The new mandate, from an un-named single group in the region, involves a minimum three year commitment to Prestige’s direct lending strategy. This dedicated (Participating IDS Shares) share class is not accessible to external investors, the company said in a statement announcing the mandate.

The allocation of the US$75m is structured via a dedicated share class that will pay a quarterly coupon of 1-2%, with the option to further increase their investment at a future date.

Craig Reeves, pictured left, founder and chief executive of Prestige Fund Management, said: “Lending strategies are gaining wider acceptance from institutional investors in the Middle East and elsewhere, because they have the potential to provide a consistent positive yield to larger investors who have long term liabilities they have to meet.

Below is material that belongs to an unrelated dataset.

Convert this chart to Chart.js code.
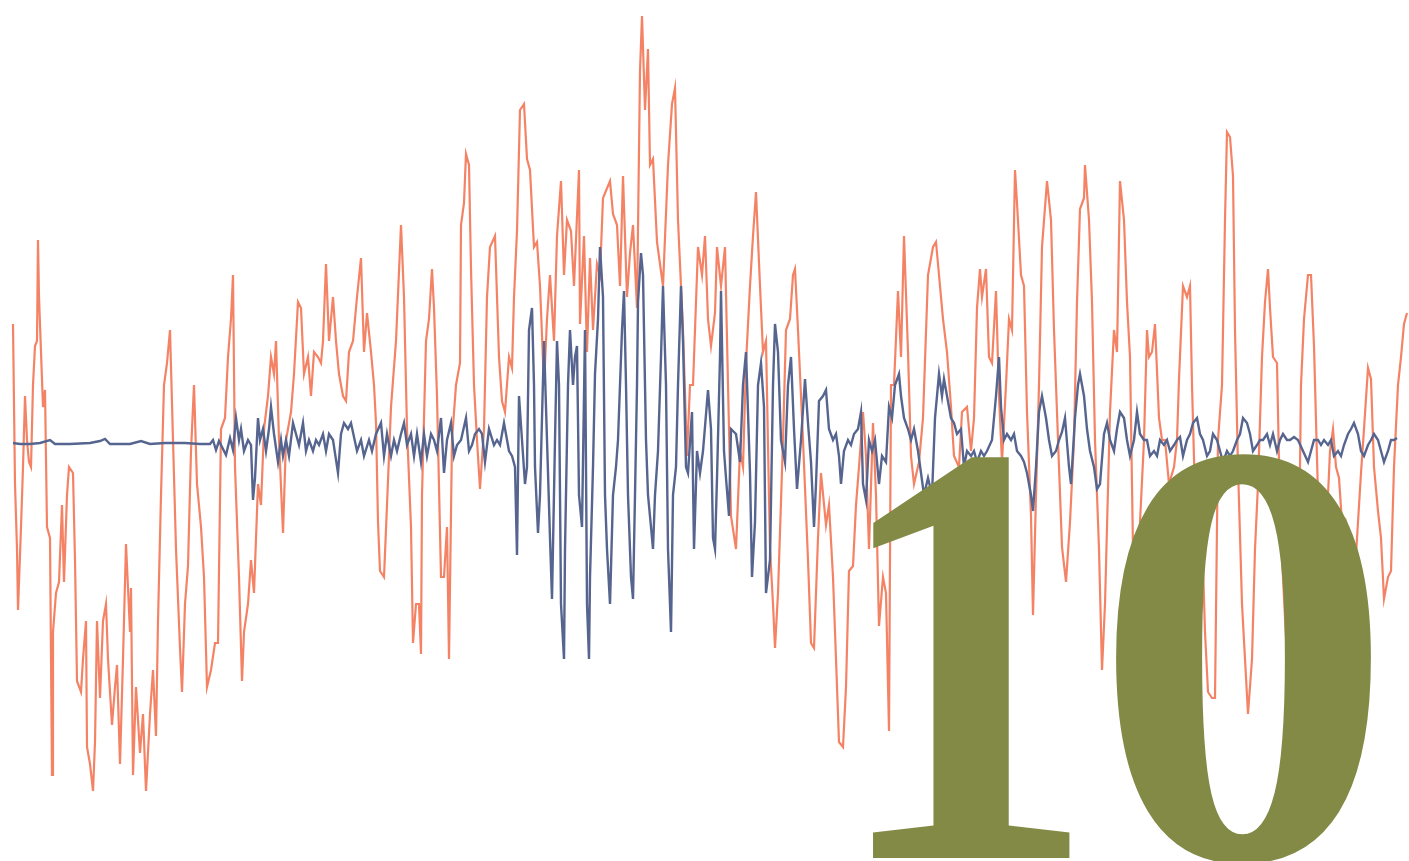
<!DOCTYPE html>
<html>
<head>
<meta charset="utf-8">
<script src="https://cdn.jsdelivr.net/npm/chart.js@4"></script>
<style>
  html, body { margin: 0; padding: 0; background: #fff; }
  #wrap { position: relative; width: 1409px; height: 861px; }
</style>
</head>
<body>
<div id="wrap"><canvas id="graph"></canvas></div>
<script>
// sample index and amplitude (0 = resting level)
const orangeT = [0,2,4,5,8,10,12,14,16,18,20,22,24,25,26,28,30,32,34,37,39,40,43,46,49,51,54,56,60,62,64,68,70,73,74,77,80,82,84,87,90,93,95,99,102,104,
  107,110,113,117,118,120,123,127,130,133,137,140,143,145,148,151,154,157,160,163,167,169,172,175,178,181,184,188,191,194,198,202,205,208,212,215,218,220,222,
  226,229,231,235,238,241,245,248,251,255,258,261,263,266,270,273,278,281,285,288,291,295,298,301,305,308,310,313,316,320,323,326,330,333,336,340,
  344,348,351,354,358,361,363,365,367,371,374,378,383,388,391,394,398,400,403,406,408,409,413,416,419,421,424,428,431,434,436,439,443,447,448,451,453,456,458,
  461,464,467,471,474,477,482,486,489,492,496,499,501,504,507,511,514,517,521,524,527,531,534,537,541,544,548,551,554,558,561,566,567,571,574,
  577,580,584,587,590,597,600,604,607,610,614,617,620,624,627,629,632,635,637,640,644,647,650,655,659,662,665,670,674,677,680,685,689,692,695,
  698,702,704,708,712,715,718,723,727,730,733,737,740,743,747,750,753,757,760,762,765,770,773,777,780,782,785,790,795,798,801,805,808,813,
  816,820,823,826,830,833,836,840,843,846,850,853,856,860,863,866,870,873,876,878,881,885,888,891,895,898,901,906,910,915,920,923,926,930,
  934,938,941,946,949,954,958,961,964,967,969,973,976,979,983,986,989,993,996,999,1002,1004,1008,1011,1014,1018,1020,1023,1026,1029,1034,1038,1041,1046,
  1049,1053,1057,1061,1064,1067,1071,1072,1076,1079,1082,1086,1089,1092,1097,1101,1104,1107,1111,1114,1117,1120,1124,1127,1131,1134,1136,1139,1142,1146,1149,1152,1156,1161,1164,1166,
  1170,1174,1177,1179,1182,1185,1189,1192,1195,1199,1202,1205,1209,1212,1214,1217,1220,1222,1225,1229,1232,1235,1239,1242,1245,1249,1252,1255,1257,1260,1264,1267,1270,1274,1277,1279,
  1281,1285,1288,1291,1295,1298,1301,1305,1308,1311,1315,1317,1320,1323,1326,1330,1333,1336,1341,1345,1348,1351,1355,1358,1361,1365,1368,1371,1375,1378,1381,1385,1388,1391,1394];
const orangeV = [120,-40,-105,-166,-83,-23,48,4,-18,-23,59,98,103,204,147,92,37,54,-83,-94,-331,-188,-149,-138,-61,-138,-51,-23,-29,-116,-237,-248,-215,-177,-303,-320,-347,-298,-177,-254,-177,-160,-215,-281,-243,-221,
  -320,-215,-100,-188,-144,-331,-243,-309,-270,-347,-270,-226,-292,-177,-51,59,81,114,4,-105,-204,-248,-160,-122,-7,59,-40,-83,-133,-243,-226,-199,-199,15,26,87,125,169,-23,
  -133,-237,-188,-160,-116,-149,-40,-61,15,48,87,70,103,4,-89,4,32,70,142,136,70,87,48,92,87,81,103,180,103,147,103,70,48,43,92,103,
  147,186,92,131,92,59,21,-78,-127,-133,-61,37,103,219,147,15,-83,-199,-160,-160,-210,-51,103,125,175,136,48,-133,-133,-83,-215,4,59,81,219,241,290,279,175,
  59,4,-45,15,147,197,208,87,43,32,87,76,147,213,334,340,285,274,197,202,158,59,125,169,103,208,263,169,224,213,158,274,120,208,92,
  186,114,180,169,246,263,230,219,158,268,147,191,219,136,373,428,334,395,279,285,202,180,158,279,340,356,224,114,-12,59,59,197,169,208,125,
  98,131,197,158,197,59,-72,-105,-7,-23,81,158,208,252,158,92,103,-105,-160,-204,-149,4,114,125,169,175,114,4,-116,-199,-204,-94,-29,-81,
  -61,-133,-215,-298,-303,-243,-127,-122,-61,-23,32,-12,-105,21,-51,-182,-133,-149,-287,59,59,153,87,208,92,-12,-40,-18,26,169,197,202,169,125,
  92,37,-12,-23,32,37,-7,26,136,175,147,175,87,81,153,48,-18,59,125,114,274,241,169,158,32,-72,-171,-51,59,197,263,224,114,-23,
  -103,-138,-78,4,142,235,246,279,224,142,4,-105,-226,-160,32,114,92,263,224,142,87,-105,-133,-78,4,114,87,92,120,26,4,4,-40,-23,4,65,
  158,147,158,59,-51,-78,-89,-188,-248,-254,-254,4,59,224,312,307,268,114,-23,-160,-215,-270,-215,-105,-40,87,142,175,136,87,81,-67,-133,-215,-287,-346,
  -270,-188,59,125,169,169,98,-51,-105,-105,-51,-7,15,-23,-34,-94,-78,-89,-144,-78,-29,15,76,65,-23,-67,-94,-155,-133,-127,-23,59,87,120,131];

const blueT = [0,7,17,27,37,42,57,77,87,92,97,117,128,137,152,172,187,197,200,203,206,209,213,217,220,
  223,226,228,231,235,238,240,242,245,247,250,253,256,258,261,265,268,270,273,276,280,283,286,290,293,296,300,303,306,310,313,316,320,325,328,331,335,338,
  344,348,351,356,359,363,368,371,374,378,381,384,388,391,394,398,401,404,408,411,414,418,421,424,428,431,434,438,441,444,448,453,456,
  459,462,466,469,472,476,481,484,487,491,496,499,502,504,506,509,512,514,516,519,521,522,525,527,531,534,537,539,542,544,546,548,551,552,555,557,560,562,564,566,569,572,574,576,
  577,580,582,585,587,590,592,594,597,600,603,605,609,611,613,615,618,620,622,624,625,628,630,633,635,638,640,642,645,648,650,653,655,658,660,663,665,668,670,673,675,679,681,684,687,690,695,
  698,700,702,704,707,708,711,713,716,718,723,727,730,733,737,739,742,745,748,751,753,757,760,762,765,768,772,775,778,781,784,788,792,795,798,801,803,806,810,813,
  816,820,823,826,828,831,835,838,841,845,848,850,853,856,859,862,866,869,873,876,879,882,886,888,891,895,898,901,905,908,911,915,919,922,926,929,
  931,934,938,941,944,948,951,954,958,961,964,968,971,974,979,983,986,988,991,994,998,1001,1004,1008,1011,1014,1018,1020,1023,1026,1029,1033,1036,1039,1043,1046,
  1049,1052,1056,1058,1062,1065,1067,1071,1074,1077,1081,1084,1087,1091,1094,1097,1101,1104,1107,1111,1114,1117,1121,1124,1127,1131,1134,1137,1141,1144,1147,1151,1154,1157,1161,1164,1167,
  1170,1174,1177,1180,1184,1187,1190,1194,1197,1200,1204,1207,1210,1214,1217,1220,1224,1227,1230,1234,1237,1240,1244,1247,1250,1254,1257,1260,1264,1267,1270,1274,1277,1281,
  1285,1290,1295,1298,1301,1305,1308,1311,1315,1318,1321,1325,1328,1331,1335,1338,1341,1345,1348,1351,1355,1358,1361,1365,1368,1371,1375,1378,1381,1384];
const blueV = [1,0,0,1,4,0,0,1,3,5,0,0,3,0,1,1,0,0,4,-6,3,-3,-11,6,-6,
  26,4,15,-7,4,-1,-56,-34,26,4,15,-7,15,37,10,-18,4,-12,4,-12,21,10,-1,21,-7,4,-7,4,-1,10,-7,10,4,-29,10,21,15,21,
  -7,4,-12,4,-7,10,21,-12,10,-12,4,-7,10,21,-1,10,-12,10,-18,10,-12,10,4,-7,26,-29,4,21,-12,-1,4,26,-7,
  -1,10,15,10,-18,15,-1,4,-1,21,-7,-12,-23,-111,48,4,-40,-23,114,136,59,-23,-89,-51,103,4,-94,-155,4,103,59,-160,-215,-105,59,114,59,87,98,-51,-83,114,-160,-215,
  -133,-23,70,125,197,147,-51,-105,-160,-51,-23,4,114,153,59,-51,-133,-155,-51,59,142,191,169,4,-51,-83,-105,-51,-7,87,158,59,-105,-188,-51,-23,59,158,103,-23,-29,32,-105,-7,-29,-7,54,
  15,-94,-105,-34,87,153,-7,-34,-72,15,10,-18,59,92,-29,-133,-78,59,81,37,-149,-116,59,120,92,4,-18,59,87,15,-45,4,65,21,-18,-83,-40,43,48,54,
  15,4,10,-12,-40,-7,4,-1,10,15,32,-40,-56,4,-7,4,-40,-12,-18,37,26,59,70,48,26,15,4,15,-7,-29,-51,-34,-51,26,70,48,
  65,48,26,21,10,15,-23,-7,-12,-7,-18,-7,-12,-7,4,48,87,37,4,10,4,10,-7,-12,-18,-29,-51,-67,-23,32,48,26,4,-12,-7,4,
  12,26,-23,-40,26,59,70,48,15,-7,-23,-45,-40,10,21,4,-7,15,32,26,4,-12,4,32,10,4,4,-12,-7,-12,4,-1,4,-7,-1,4,7,
  -12,4,10,21,26,10,4,-12,-7,10,4,-7,-18,-7,-12,-7,4,10,26,21,10,-7,-1,4,4,10,-1,10,-7,4,10,4,4,7,
  4,-7,-18,-7,4,4,-1,4,-1,4,-12,-7,-12,-1,10,15,21,10,-7,-12,-1,4,10,4,-7,-18,-7,4,4,6];

const bigLabel = ["1", "0"];

const toPoints = (ts, vs) => ts.map((t, i) => ({ x: t, y: vs[i] }));

// the big olive "10" sits over the traces, each digit squeezed to its box
const numberPlugin = {
  id: "bigNumber",
  afterDatasetsDraw(chart) {
    const ctx = chart.ctx;
    const lefts = [872, 1112];
    const widths = [200, 263];
    ctx.save();
    ctx.font = 'bold 607px "Liberation Serif", "Times New Roman", serif';
    ctx.fillStyle = "#838a46";
    ctx.textBaseline = "alphabetic";
    bigLabel.forEach((ch, i) => {
      const m = ctx.measureText(ch);
      const w = m.actualBoundingBoxLeft + m.actualBoundingBoxRight;
      ctx.save();
      ctx.translate(lefts[i], 0);
      ctx.scale(widths[i] / w, 1);
      ctx.fillText(ch, m.actualBoundingBoxLeft, 858);
      ctx.restore();
    });
    ctx.restore();
  },
};

const start = () => {
  new Chart(document.getElementById("graph"), {
    type: "line",
    data: {
      datasets: [
        {
          label: "blue",
          data: toPoints(blueT, blueV),
          borderColor: "#56658f",
          borderWidth: 2.4,
          pointRadius: 0,
          tension: 0,
        },
        {
          label: "orange",
          data: toPoints(orangeT, orangeV),
          borderColor: "rgba(243,118,84,0.9)",
          borderWidth: 2.2,
          pointRadius: 0,
          tension: 0,
        },
      ],
    },
    options: {
      responsive: true,
      maintainAspectRatio: false,
      animation: false,
      layout: { padding: 0 },
      plugins: { legend: { display: false }, tooltip: { enabled: false } },
      scales: {
        x: { type: "linear", min: -13, max: 1396, display: false },
        y: { type: "linear", min: -417, max: 444, display: false },
      },
    },
    plugins: [numberPlugin],
  });
};

document.fonts.load('bold 100px "Liberation Serif"').then(start, start);
</script>
</body>
</html>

“We believe that asset-based lending in the UK is rapidly becoming mainstream, growing 22% last year, with £4.3bn of finance available in December alone. In addition with the introduction of the Bank Referral Scheme, the UK government now requires banks to pass to specialist lending platforms the details of small companies they are not able to support. As a result we feel that this sector will only continue to grow as the banks withdraw from lending to SMEs.”

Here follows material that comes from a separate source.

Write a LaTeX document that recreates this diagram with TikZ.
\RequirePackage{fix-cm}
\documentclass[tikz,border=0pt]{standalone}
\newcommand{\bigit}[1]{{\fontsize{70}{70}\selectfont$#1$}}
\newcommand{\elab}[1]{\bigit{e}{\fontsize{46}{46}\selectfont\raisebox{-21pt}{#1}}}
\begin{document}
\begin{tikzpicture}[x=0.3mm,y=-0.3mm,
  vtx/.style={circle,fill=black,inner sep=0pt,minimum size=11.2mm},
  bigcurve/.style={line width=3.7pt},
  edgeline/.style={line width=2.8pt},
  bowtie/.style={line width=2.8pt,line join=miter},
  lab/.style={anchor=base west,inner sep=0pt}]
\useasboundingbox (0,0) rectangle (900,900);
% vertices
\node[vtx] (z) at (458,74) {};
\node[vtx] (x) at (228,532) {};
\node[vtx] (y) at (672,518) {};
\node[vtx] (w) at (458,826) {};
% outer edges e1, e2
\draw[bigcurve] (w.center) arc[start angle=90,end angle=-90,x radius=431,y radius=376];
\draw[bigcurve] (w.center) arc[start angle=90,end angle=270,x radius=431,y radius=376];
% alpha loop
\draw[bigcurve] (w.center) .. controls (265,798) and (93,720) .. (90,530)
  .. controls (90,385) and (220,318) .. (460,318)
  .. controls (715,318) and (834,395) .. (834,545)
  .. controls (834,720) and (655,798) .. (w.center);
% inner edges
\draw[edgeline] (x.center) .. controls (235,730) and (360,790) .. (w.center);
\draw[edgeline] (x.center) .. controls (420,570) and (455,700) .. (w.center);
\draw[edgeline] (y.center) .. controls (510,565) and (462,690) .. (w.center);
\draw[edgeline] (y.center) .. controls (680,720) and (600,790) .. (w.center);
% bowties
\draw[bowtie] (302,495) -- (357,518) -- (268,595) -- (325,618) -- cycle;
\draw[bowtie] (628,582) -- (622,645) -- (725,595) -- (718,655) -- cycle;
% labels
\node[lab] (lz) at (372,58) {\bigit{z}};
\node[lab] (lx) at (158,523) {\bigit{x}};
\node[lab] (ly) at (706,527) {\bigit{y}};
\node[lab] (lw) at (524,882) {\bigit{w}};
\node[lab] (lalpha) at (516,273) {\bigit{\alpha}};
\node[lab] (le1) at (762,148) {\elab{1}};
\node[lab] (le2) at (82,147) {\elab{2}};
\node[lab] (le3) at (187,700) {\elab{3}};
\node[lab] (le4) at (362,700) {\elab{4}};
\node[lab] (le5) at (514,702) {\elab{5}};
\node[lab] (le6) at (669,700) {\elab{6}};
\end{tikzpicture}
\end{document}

Founded 10 years ago, Prestige has raised over US$1.3bn for its UK-focused asset-based lending funds. It specialises in lending to small and medium-sized companies in the rural sector, including project finance for alternative energy and other environmentally-friendly infrastructure projects.

‘Search for yield’

“Some investors have been seeing disappointing returns from funds investing in public markets during 2016, and negative yields from some mainstream debt markets,” said Reeves. “This has translated into a search for yield from other sources. In addition political uncertainty is fuelling a search for safe havens that can still provide a regular return.”

“Interest in asset-based direct lending from institutional investors has been growing rapidly in Q4. We hosted 15 institutional site visits during this time period and expect many more in 2017,” he said.

PFM is a Cayman-based investment management company that specialises in international alternative investments and is responsible for the management of several Cayman domiciled Open Ended Investment Companies (OEIC).